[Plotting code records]
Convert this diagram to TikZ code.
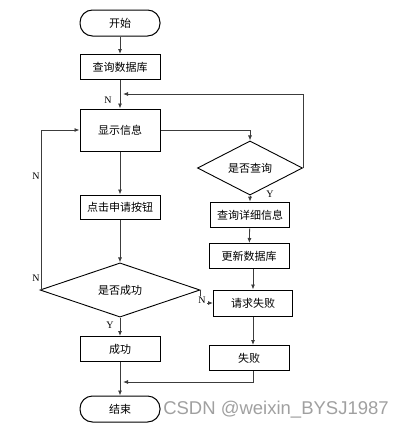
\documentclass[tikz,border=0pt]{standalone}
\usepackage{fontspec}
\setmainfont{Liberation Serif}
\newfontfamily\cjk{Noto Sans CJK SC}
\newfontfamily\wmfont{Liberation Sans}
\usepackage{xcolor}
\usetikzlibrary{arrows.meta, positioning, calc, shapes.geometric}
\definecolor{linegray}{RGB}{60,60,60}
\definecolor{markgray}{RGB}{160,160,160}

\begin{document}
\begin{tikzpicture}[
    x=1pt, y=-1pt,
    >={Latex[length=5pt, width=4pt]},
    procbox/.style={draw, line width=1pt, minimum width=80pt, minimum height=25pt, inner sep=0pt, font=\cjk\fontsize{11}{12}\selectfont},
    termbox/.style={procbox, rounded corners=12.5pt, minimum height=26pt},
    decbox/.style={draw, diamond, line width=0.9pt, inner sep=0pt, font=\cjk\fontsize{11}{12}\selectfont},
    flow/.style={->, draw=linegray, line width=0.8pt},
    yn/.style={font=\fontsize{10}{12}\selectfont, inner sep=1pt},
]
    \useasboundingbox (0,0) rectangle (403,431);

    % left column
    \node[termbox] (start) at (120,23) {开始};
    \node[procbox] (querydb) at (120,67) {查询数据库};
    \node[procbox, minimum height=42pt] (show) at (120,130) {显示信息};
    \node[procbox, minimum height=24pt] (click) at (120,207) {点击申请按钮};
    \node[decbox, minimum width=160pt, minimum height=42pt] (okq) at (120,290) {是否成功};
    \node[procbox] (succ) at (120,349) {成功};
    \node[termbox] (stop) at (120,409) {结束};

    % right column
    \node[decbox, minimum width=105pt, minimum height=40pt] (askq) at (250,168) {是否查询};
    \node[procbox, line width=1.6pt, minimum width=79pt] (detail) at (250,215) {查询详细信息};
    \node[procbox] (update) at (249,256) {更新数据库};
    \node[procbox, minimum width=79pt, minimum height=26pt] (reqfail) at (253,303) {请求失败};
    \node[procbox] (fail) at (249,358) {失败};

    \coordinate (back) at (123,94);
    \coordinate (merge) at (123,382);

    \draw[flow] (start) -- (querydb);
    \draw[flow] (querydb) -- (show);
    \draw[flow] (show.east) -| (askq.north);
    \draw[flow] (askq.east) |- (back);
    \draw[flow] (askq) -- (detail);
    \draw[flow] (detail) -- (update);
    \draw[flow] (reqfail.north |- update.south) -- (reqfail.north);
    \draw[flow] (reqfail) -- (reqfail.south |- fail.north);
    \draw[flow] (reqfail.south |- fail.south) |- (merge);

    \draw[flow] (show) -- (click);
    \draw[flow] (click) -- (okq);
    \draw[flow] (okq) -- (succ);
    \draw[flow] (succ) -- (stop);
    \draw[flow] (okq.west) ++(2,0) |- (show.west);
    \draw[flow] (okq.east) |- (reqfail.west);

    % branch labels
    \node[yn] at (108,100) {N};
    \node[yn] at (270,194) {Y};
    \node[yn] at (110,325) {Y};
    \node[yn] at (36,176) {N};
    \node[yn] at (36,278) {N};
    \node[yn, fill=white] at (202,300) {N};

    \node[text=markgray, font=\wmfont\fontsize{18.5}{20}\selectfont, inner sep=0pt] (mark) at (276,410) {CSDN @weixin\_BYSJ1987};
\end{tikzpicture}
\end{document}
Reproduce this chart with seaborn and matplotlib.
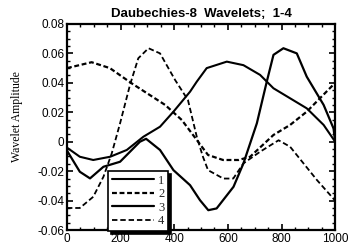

THE REQUEST
From start to finish, output the listing exactly, but omit its pictures.

SOLUTION FOR THIS PROBLEM
Convert this diagram to TikZ code.
\documentclass[tikz,border=0pt]{standalone}
\usepackage{fontspec}
\setmainfont{Liberation Serif}
\newfontfamily\cjk{Noto Sans CJK SC}
\newfontfamily\wmfont{Liberation Sans}
\usepackage{xcolor}
\usetikzlibrary{arrows.meta, positioning, calc, shapes.geometric}
\definecolor{linegray}{RGB}{60,60,60}
\definecolor{markgray}{RGB}{160,160,160}

\begin{document}
\begin{tikzpicture}[
    x=1pt, y=-1pt,
    >={Latex[length=5pt, width=4pt]},
    procbox/.style={draw, line width=1pt, minimum width=80pt, minimum height=25pt, inner sep=0pt, font=\cjk\fontsize{11}{12}\selectfont},
    termbox/.style={procbox, rounded corners=12.5pt, minimum height=26pt},
    decbox/.style={draw, diamond, line width=0.9pt, inner sep=0pt, font=\cjk\fontsize{11}{12}\selectfont},
    flow/.style={->, draw=linegray, line width=0.8pt},
    yn/.style={font=\fontsize{10}{12}\selectfont, inner sep=1pt},
]
    \useasboundingbox (0,0) rectangle (403,431);

    % left column
    \node[termbox] (start) at (120,23) {开始};
    \node[procbox] (querydb) at (120,67) {查询数据库};
    \node[procbox, minimum height=42pt] (show) at (120,130) {显示信息};
    \node[procbox, minimum height=24pt] (click) at (120,207) {点击申请按钮};
    \node[decbox, minimum width=160pt, minimum height=42pt] (okq) at (120,290) {是否成功};
    \node[procbox] (succ) at (120,349) {成功};
    \node[termbox] (stop) at (120,409) {结束};

    % right column
    \node[decbox, minimum width=105pt, minimum height=40pt] (askq) at (250,168) {是否查询};
    \node[procbox, line width=1.6pt, minimum width=79pt] (detail) at (250,215) {查询详细信息};
    \node[procbox] (update) at (249,256) {更新数据库};
    \node[procbox, minimum width=79pt, minimum height=26pt] (reqfail) at (253,303) {请求失败};
    \node[procbox] (fail) at (249,358) {失败};

    \coordinate (back) at (123,94);
    \coordinate (merge) at (123,382);

    \draw[flow] (start) -- (querydb);
    \draw[flow] (querydb) -- (show);
    \draw[flow] (show.east) -| (askq.north);
    \draw[flow] (askq.east) |- (back);
    \draw[flow] (askq) -- (detail);
    \draw[flow] (detail) -- (update);
    \draw[flow] (reqfail.north |- update.south) -- (reqfail.north);
    \draw[flow] (reqfail) -- (reqfail.south |- fail.north);
    \draw[flow] (reqfail.south |- fail.south) |- (merge);

    \draw[flow] (show) -- (click);
    \draw[flow] (click) -- (okq);
    \draw[flow] (okq) -- (succ);
    \draw[flow] (succ) -- (stop);
    \draw[flow] (okq.west) ++(2,0) |- (show.west);
    \draw[flow] (okq.east) |- (reqfail.west);

    % branch labels
    \node[yn] at (108,100) {N};
    \node[yn] at (270,194) {Y};
    \node[yn] at (110,325) {Y};
    \node[yn] at (36,176) {N};
    \node[yn] at (36,278) {N};
    \node[yn, fill=white] at (202,300) {N};

    \node[text=markgray, font=\wmfont\fontsize{18.5}{20}\selectfont, inner sep=0pt] (mark) at (276,410) {CSDN @weixin\_BYSJ1987};
\end{tikzpicture}
\end{document}
Reproduce this chart with seaborn and matplotlib.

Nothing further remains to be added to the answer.